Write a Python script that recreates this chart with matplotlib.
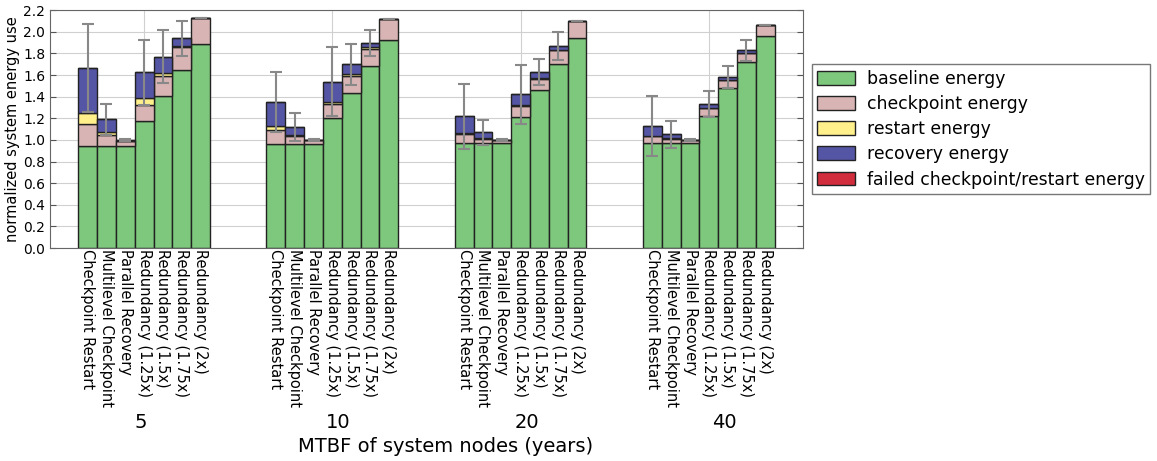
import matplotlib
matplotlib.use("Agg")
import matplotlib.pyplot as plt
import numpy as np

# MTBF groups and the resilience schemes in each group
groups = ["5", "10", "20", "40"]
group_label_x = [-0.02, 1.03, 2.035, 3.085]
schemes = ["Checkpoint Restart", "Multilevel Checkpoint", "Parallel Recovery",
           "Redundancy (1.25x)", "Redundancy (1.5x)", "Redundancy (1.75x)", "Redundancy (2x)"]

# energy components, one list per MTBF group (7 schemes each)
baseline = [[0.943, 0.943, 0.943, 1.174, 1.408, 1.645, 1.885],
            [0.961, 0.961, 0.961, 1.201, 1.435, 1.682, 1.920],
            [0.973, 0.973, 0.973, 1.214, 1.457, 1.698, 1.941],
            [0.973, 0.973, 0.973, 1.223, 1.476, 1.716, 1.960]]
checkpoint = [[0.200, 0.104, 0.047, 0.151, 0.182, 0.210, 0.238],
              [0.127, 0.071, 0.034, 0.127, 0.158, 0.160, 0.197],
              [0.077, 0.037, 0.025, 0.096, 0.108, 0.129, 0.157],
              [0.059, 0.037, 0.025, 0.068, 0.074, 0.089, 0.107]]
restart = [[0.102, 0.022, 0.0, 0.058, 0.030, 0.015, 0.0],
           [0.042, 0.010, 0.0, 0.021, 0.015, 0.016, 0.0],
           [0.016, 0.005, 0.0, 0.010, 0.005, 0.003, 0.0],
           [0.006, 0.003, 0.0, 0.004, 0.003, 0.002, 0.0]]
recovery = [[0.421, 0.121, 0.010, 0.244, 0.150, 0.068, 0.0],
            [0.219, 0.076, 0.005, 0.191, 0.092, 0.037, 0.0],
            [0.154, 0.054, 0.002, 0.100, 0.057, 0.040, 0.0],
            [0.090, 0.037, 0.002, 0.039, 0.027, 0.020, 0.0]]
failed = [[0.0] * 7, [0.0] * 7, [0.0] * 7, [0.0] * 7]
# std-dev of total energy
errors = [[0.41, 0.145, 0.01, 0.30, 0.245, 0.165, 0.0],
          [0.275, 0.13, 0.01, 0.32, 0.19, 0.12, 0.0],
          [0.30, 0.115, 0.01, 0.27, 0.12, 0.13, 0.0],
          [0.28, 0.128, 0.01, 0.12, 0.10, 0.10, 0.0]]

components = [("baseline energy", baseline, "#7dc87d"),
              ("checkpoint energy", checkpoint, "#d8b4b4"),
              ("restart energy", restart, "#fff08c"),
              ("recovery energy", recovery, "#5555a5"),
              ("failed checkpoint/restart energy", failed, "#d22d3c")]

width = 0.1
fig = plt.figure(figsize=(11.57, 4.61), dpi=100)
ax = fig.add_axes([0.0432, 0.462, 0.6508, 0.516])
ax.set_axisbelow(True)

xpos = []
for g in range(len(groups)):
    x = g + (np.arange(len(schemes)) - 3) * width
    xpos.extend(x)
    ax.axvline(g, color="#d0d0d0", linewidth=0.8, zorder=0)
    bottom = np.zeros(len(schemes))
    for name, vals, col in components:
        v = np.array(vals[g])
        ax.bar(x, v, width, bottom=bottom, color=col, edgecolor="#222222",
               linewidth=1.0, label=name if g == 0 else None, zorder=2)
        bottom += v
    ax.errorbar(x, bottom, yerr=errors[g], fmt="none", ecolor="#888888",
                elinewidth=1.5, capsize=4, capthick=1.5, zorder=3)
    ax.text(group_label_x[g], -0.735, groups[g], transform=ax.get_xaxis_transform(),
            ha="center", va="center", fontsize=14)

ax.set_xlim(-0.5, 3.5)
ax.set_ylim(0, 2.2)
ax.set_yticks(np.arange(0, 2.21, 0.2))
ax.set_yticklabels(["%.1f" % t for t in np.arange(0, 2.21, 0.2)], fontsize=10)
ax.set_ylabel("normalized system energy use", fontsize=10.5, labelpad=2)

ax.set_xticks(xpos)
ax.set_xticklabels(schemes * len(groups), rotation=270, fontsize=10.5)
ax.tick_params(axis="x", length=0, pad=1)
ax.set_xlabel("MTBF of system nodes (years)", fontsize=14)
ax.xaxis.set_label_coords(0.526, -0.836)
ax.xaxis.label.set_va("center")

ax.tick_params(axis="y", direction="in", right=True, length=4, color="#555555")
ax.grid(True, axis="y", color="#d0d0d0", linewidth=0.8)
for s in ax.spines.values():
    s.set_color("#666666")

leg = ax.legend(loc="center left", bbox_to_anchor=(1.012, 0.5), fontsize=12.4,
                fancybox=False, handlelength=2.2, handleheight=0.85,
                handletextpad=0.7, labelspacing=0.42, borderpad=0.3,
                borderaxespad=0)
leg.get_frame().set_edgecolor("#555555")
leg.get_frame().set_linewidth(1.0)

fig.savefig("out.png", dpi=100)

• _What is asked_: From the top of the listing above, repeat each line exactly until you reach the line containing "ax.set_axisbelow(True)", and repeat that one too. Leave the pictures out.

• _Solution to the exercise_:
Write a Python script that recreates this chart with matplotlib.
import matplotlib
matplotlib.use("Agg")
import matplotlib.pyplot as plt
import numpy as np

# MTBF groups and the resilience schemes in each group
groups = ["5", "10", "20", "40"]
group_label_x = [-0.02, 1.03, 2.035, 3.085]
schemes = ["Checkpoint Restart", "Multilevel Checkpoint", "Parallel Recovery",
           "Redundancy (1.25x)", "Redundancy (1.5x)", "Redundancy (1.75x)", "Redundancy (2x)"]

# energy components, one list per MTBF group (7 schemes each)
baseline = [[0.943, 0.943, 0.943, 1.174, 1.408, 1.645, 1.885],
            [0.961, 0.961, 0.961, 1.201, 1.435, 1.682, 1.920],
            [0.973, 0.973, 0.973, 1.214, 1.457, 1.698, 1.941],
            [0.973, 0.973, 0.973, 1.223, 1.476, 1.716, 1.960]]
checkpoint = [[0.200, 0.104, 0.047, 0.151, 0.182, 0.210, 0.238],
              [0.127, 0.071, 0.034, 0.127, 0.158, 0.160, 0.197],
              [0.077, 0.037, 0.025, 0.096, 0.108, 0.129, 0.157],
              [0.059, 0.037, 0.025, 0.068, 0.074, 0.089, 0.107]]
restart = [[0.102, 0.022, 0.0, 0.058, 0.030, 0.015, 0.0],
           [0.042, 0.010, 0.0, 0.021, 0.015, 0.016, 0.0],
           [0.016, 0.005, 0.0, 0.010, 0.005, 0.003, 0.0],
           [0.006, 0.003, 0.0, 0.004, 0.003, 0.002, 0.0]]
recovery = [[0.421, 0.121, 0.010, 0.244, 0.150, 0.068, 0.0],
            [0.219, 0.076, 0.005, 0.191, 0.092, 0.037, 0.0],
            [0.154, 0.054, 0.002, 0.100, 0.057, 0.040, 0.0],
            [0.090, 0.037, 0.002, 0.039, 0.027, 0.020, 0.0]]
failed = [[0.0] * 7, [0.0] * 7, [0.0] * 7, [0.0] * 7]
# std-dev of total energy
errors = [[0.41, 0.145, 0.01, 0.30, 0.245, 0.165, 0.0],
          [0.275, 0.13, 0.01, 0.32, 0.19, 0.12, 0.0],
          [0.30, 0.115, 0.01, 0.27, 0.12, 0.13, 0.0],
          [0.28, 0.128, 0.01, 0.12, 0.10, 0.10, 0.0]]

components = [("baseline energy", baseline, "#7dc87d"),
              ("checkpoint energy", checkpoint, "#d8b4b4"),
              ("restart energy", restart, "#fff08c"),
              ("recovery energy", recovery, "#5555a5"),
              ("failed checkpoint/restart energy", failed, "#d22d3c")]

width = 0.1
fig = plt.figure(figsize=(11.57, 4.61), dpi=100)
ax = fig.add_axes([0.0432, 0.462, 0.6508, 0.516])
ax.set_axisbelow(True)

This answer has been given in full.